Un debito da 408 milioni di dollari che l’Egitto, o meglio 637mila lavoratori egiziani, chiedono indietro al governo iracheno. La questione delle cosiddette “yellow remittances”, le rimesse dorate, sta occupando da un anno i rapporti diplomatici ed economici tra Bahdad e il Cairo. Un debito dalle lontane origini, che riporta all’ordine del giorno la prima Guerra del Golfo.
All’epoca, nei primi anni Novanta, circa 637mila lavoratori egiziani impiegati in Iraq lasciarono il Paese a causa dell’invasione del Kuwait da parte del regime di Saddam Hussein e della conseguente guerra scatenata dagli Stati Uniti. Da allora i lavoratori in questione, costretti ad abbandonare in tutta fretta imprese e affari, non hanno mai avuto indietro il denaro versato nelle casse delle autorità irachene: 408 milioni di dollari che potrebbero trasformarsi in un miliardo e 700 milioni di dollari tenendo conto degli stratosferici interessi maturati nel corso di 22 anni.

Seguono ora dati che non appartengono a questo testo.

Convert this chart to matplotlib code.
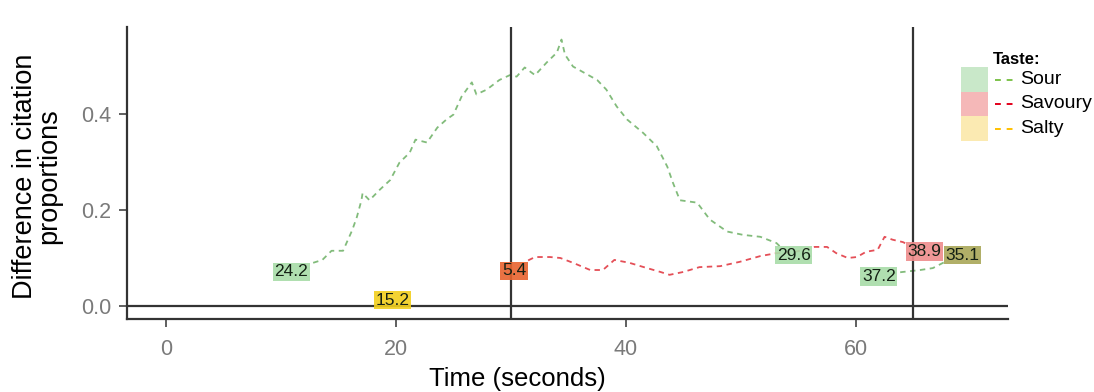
import matplotlib
matplotlib.use("Agg")
import matplotlib.pyplot as plt
from matplotlib.lines import Line2D
from matplotlib.patches import Rectangle

plt.rcParams['font.family'] = ['Liberation Sans', 'DejaVu Sans']

# sour, first stretch (seconds, difference)
sour_t1 = [12.8, 13.6, 14.4, 15.4, 16.2, 16.6, 17.0, 17.1, 17.7, 18.6, 19.5, 20.3,
           21.2, 21.7, 22.7, 23.6, 24.4, 25.0, 25.7, 26.6, 27.0, 27.9, 29.0, 29.9,
           30.5, 31.2, 32.1, 33.1, 34.0, 34.4, 34.7, 35.4, 36.3, 37.5, 38.3, 39.2,
           40.1, 41.5, 42.7, 43.6, 44.1, 44.7, 46.2, 47.3, 48.8, 50.2, 51.7, 53.1, 53.7]
sour_v1 = [0.090, 0.096, 0.115, 0.115, 0.158, 0.185, 0.220, 0.235, 0.220, 0.242, 0.262, 0.298,
           0.319, 0.346, 0.340, 0.371, 0.388, 0.398, 0.435, 0.465, 0.440, 0.450, 0.470, 0.480,
           0.477, 0.496, 0.480, 0.506, 0.527, 0.554, 0.523, 0.498, 0.486, 0.470, 0.450, 0.415,
           0.388, 0.360, 0.332, 0.290, 0.256, 0.220, 0.215, 0.180, 0.155, 0.148, 0.144, 0.131, 0.117]
# sour, second stretch
sour_t2 = [63.0, 64.1, 65.6, 66.7, 68.0]
sour_v2 = [0.068, 0.071, 0.075, 0.079, 0.095]

# savoury
sav_t = [31.5, 32.1, 33.4, 34.3, 35.4, 36.9, 38.0, 39.0, 40.3, 41.7, 43.0, 43.8, 45.0,
         46.4, 48.2, 49.9, 51.7, 53.1, 54.6, 56.4, 57.5, 58.3, 59.3, 60.1, 60.9, 61.9,
         62.5, 63.2, 64.1, 65.2]
sav_v = [0.095, 0.102, 0.102, 0.100, 0.090, 0.075, 0.075, 0.096, 0.090, 0.080, 0.071, 0.065, 0.071,
         0.081, 0.083, 0.092, 0.104, 0.110, 0.112, 0.123, 0.123, 0.110, 0.100, 0.102, 0.113, 0.117,
         0.144, 0.138, 0.133, 0.120]

# point labels: x, y, text, colour
lab_x = [10.9, 19.7, 30.3, 54.6, 62.0, 66.0, 69.3]
lab_y = [0.071, 0.0125, 0.073, 0.106, 0.062, 0.113, 0.106]
lab_txt = ["24.2", "15.2", "5.4", "29.6", "37.2", "38.9", "35.1"]
lab_col = ["#a8dca8", "#f2cf1d", "#e8632e", "#a8dca8", "#a8dca8", "#ee8c8c", "#a9a657"]

tastes = ["Sour", "Savoury", "Salty"]
line_cols = ["#7dc24b", "#e3001b", "#ffc000"]
patch_cols = ["#c9e8c9", "#f5b8b8", "#fbeab2"]

fig = plt.figure(figsize=(10.94, 3.92), dpi=100)
ax = fig.add_axes([0.116, 0.186, 0.805, 0.745])

dash = (0, (3, 2.5))
ax.plot(sour_t1, sour_v1, color="#6cb064", lw=1.3, ls=dash, alpha=0.85)
ax.plot(sour_t2, sour_v2, color="#6cb064", lw=1.3, ls=dash, alpha=0.85)
ax.plot(sav_t, sav_v, color="#e0303a", lw=1.3, ls=dash, alpha=0.85)

ax.axhline(0, color="#333333", lw=1.6)
ax.axvline(30, color="#333333", lw=1.6)
ax.axvline(65, color="#333333", lw=1.6)

for x, y, t, c in zip(lab_x, lab_y, lab_txt, lab_col):
    ax.text(x, y, t, ha="center", va="center", fontsize=12.5, color="#142014",
            bbox=dict(boxstyle="square,pad=0.1", fc=c, ec="none", alpha=0.9))

ax.set_xlim(-3.4, 73.2)
ax.set_ylim(-0.027, 0.58)
ax.set_xticks([0, 20, 40, 60])
ax.set_yticks([0.0, 0.2, 0.4])
ax.set_yticklabels(["0.0", "0.2", "0.4"])

for s in ["top", "right"]:
    ax.spines[s].set_visible(False)
for s in ["left", "bottom"]:
    ax.spines[s].set_color("#333333")
    ax.spines[s].set_linewidth(1.6)

ax.tick_params(axis="both", colors="#444444", labelcolor="#7a7a7a", labelsize=15.5,
               length=6, width=1.2)
ax.tick_params(axis="x", pad=8)
ax.tick_params(axis="y", pad=5)

ax.set_xlabel("Time (seconds)", fontsize=18.5)
ax.xaxis.set_label_coords(0.443, -0.165)
ax.set_ylabel("Difference in citation\nproportions", fontsize=19.5, linespacing=0.95)
ax.yaxis.set_label_coords(-0.073, 0.49)

# legend drawn by hand: colour blocks, dashed keys, labels
fig.text(993 / 1094, 1 - 60 / 392, "Taste:", fontsize=12, fontweight="bold", va="center")
for i, (name, lc, pc) in enumerate(zip(tastes, line_cols, patch_cols)):
    top = 67 + i * 24.5
    fig.add_artist(Rectangle((961 / 1094, 1 - (top + 24.5) / 392), 27 / 1094, 24.5 / 392,
                             transform=fig.transFigure, fc=pc, ec="none"))
    yc = 1 - (top + 12.5) / 392
    fig.add_artist(Line2D([995 / 1094, 1015 / 1094], [yc, yc], transform=fig.transFigure,
                          color=lc, lw=1.4, ls=(0, (3, 3))))
    fig.text(1020 / 1094, yc, name, fontsize=14, va="center")

fig.savefig("out.png", dpi=100)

Si tratta delle rimesse che lavoratori e imprenditori egiziani di stanza in Iraq giravano alle famiglie rimaste in patria e che, secondo il sistema finanziario iracheno, dovevano passare per le filiali bancarie del governo. Le autorità irachene avrebbero successivamente trasferito il denaro a banche egiziane attraverso ordini di pagamento. Ma con lo scoppio della guerra e l’embargo economico imposto all’Iraq dai poteri occidentali, le banche irachene congelarono le rimesse e i relativi trasferimenti. Per 22 anni.

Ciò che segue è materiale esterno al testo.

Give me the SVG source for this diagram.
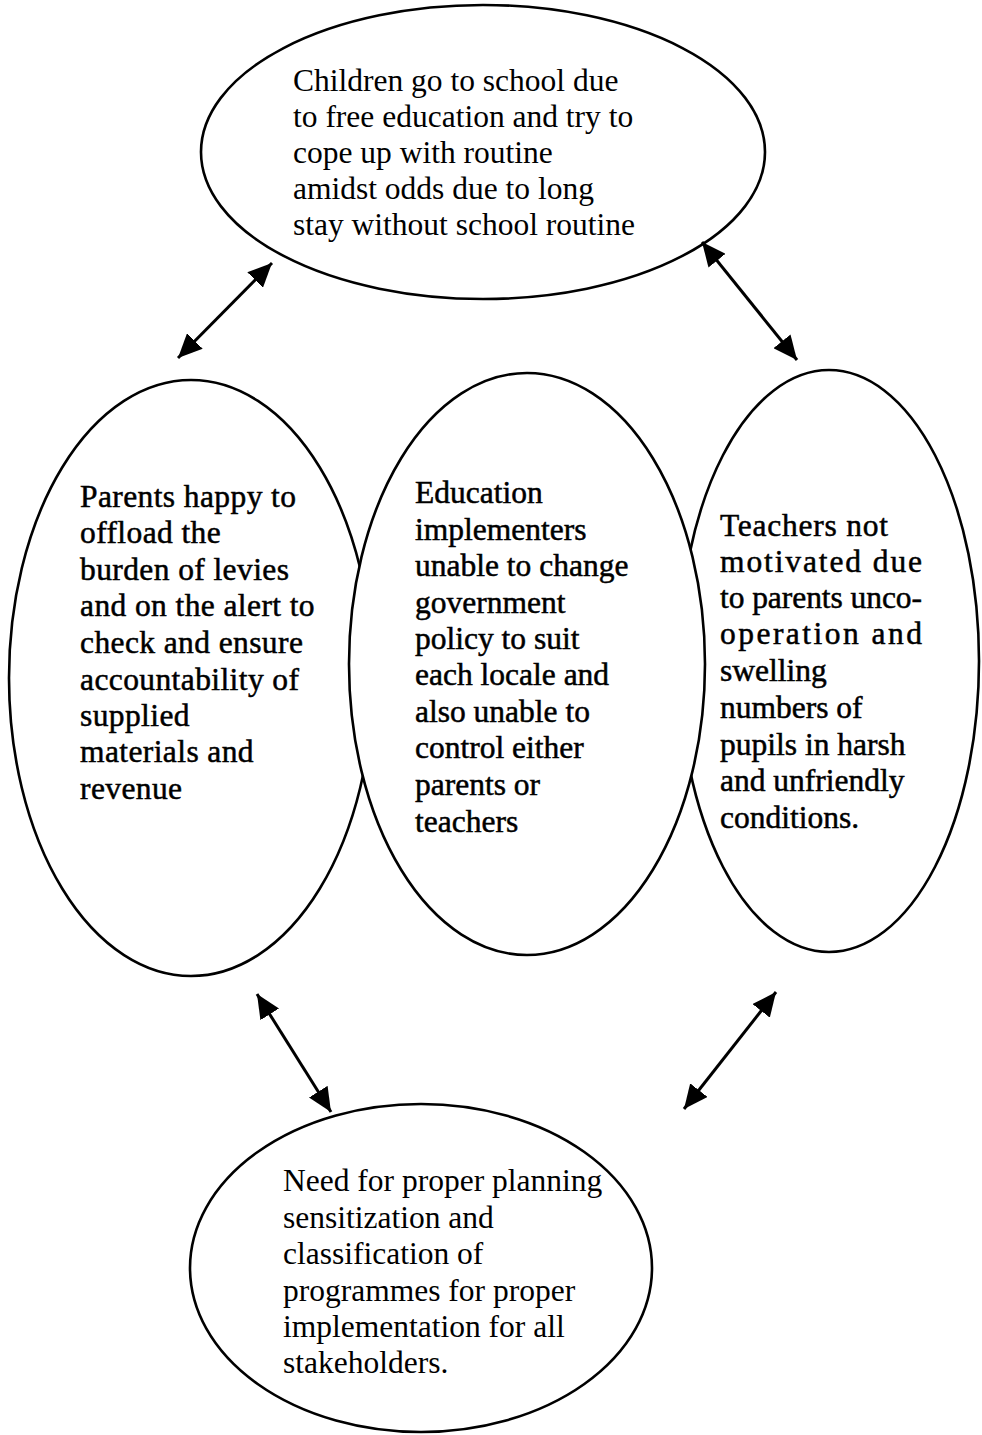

Martedì una delegazione del Ministero degli Esteri egiziano è atterrata a Baghdad per riprendere in mano i negoziati in merito alle rimesse dorate iniziati un anno fa. Mohamed Mostafa Kamal, viceministro degli Esteri, ha incontrato Hoshyar Zebari del Ministero iracheno per fare pressioni sul governo di Nouri al Maliki: i debiti vanno pagati. Subito. Debiti individuali, non di Stato, quindi non soggetti alle leggi internazionali sugli accordi bilaterali per la loro remissione.
L’incontro tra Baghdad e il Cairo arriva dopo le dichiarazioni della scorsa settimana di un parlamentare egiziano, Sabir Abul-Fotouh, che invitava caldamente il suo governo a boicottare il meeting della Lega Araba nella capitale irachena se Maliki non avesse fornito risposte chiare e concrete alla questione. Richiamando il mito di Tahrir Square, Abul-Fotouh ha messo in guardia la controparte: la “rabbia egiziana” è pronta a scatenarsi se l’Iraq prosegue nella dilazione del pagamento.

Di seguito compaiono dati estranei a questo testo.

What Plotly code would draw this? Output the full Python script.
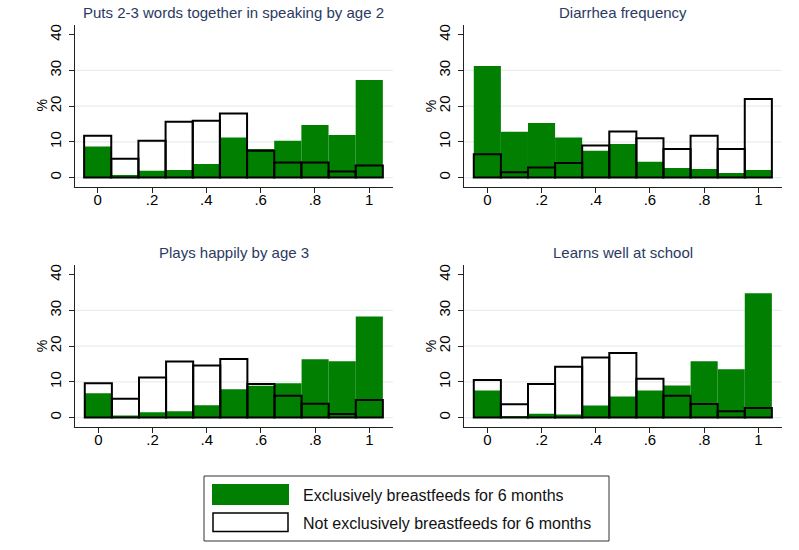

Una questione vecchia di 22 anni, ma che solo un anno fa, dopo la caduta del regime di Hosni Mubarak, è tornata agli onori delle cronache. Ad agosto del 2011 sembrava che i due governi fossero giunti ad un accordo, un’intesa presto stracciata: l’Iraq, disposto a pagare i 408 milioni di dollari di debito, non intende coprire anche gli interessi maturati in due decadi, proposta che l’Egitto ha definito “inaccettabile”. Interessi che farebbero schizzare il debito iracheno verso i lavoratori egiziani a oltre un miliardo e 700 milioni di dollari.
Per decenni, in particolare sotto i regimi di Saddam Hussein e Hosni Mubarak, il mondo arabo ha fatto da palcoscenico alla competizione tra Iraq ed Egitto. Con la Siria a fare da terzo attore, il potere e le influenze che i due dittatori hanno saputo gestire hanno permesso loro di diventare i volti del mondo arabo a livello globale, o nelle vesti di alleati o in quelle di nemici dell’Occidente. Come spiega Aaron David Miller dalle colonne del Los Angeles Time, l’Egitto teneva in mano e gestiva la pace con Israele, mentre all’Iraq andava il compito di mantenere l’equilibrio geopolitico nel Golfo Persico.
Uno status quo non facile da tenere in piedi e venuto meno con il crollo del regime di Saddam. E mentre l’Egitto tenta di riprendersi il ruolo di leader del mondo arabo, l’Iraq è impantanato in una ricostruzione violenta e settaria, uno Stato disfunzionale incapace a risollevarsi da otto anni di occupazione militare americana.
E a competere per un posto al sole mediorientale sono ora rimasti Iran, Turchia e Paesi del Golfo.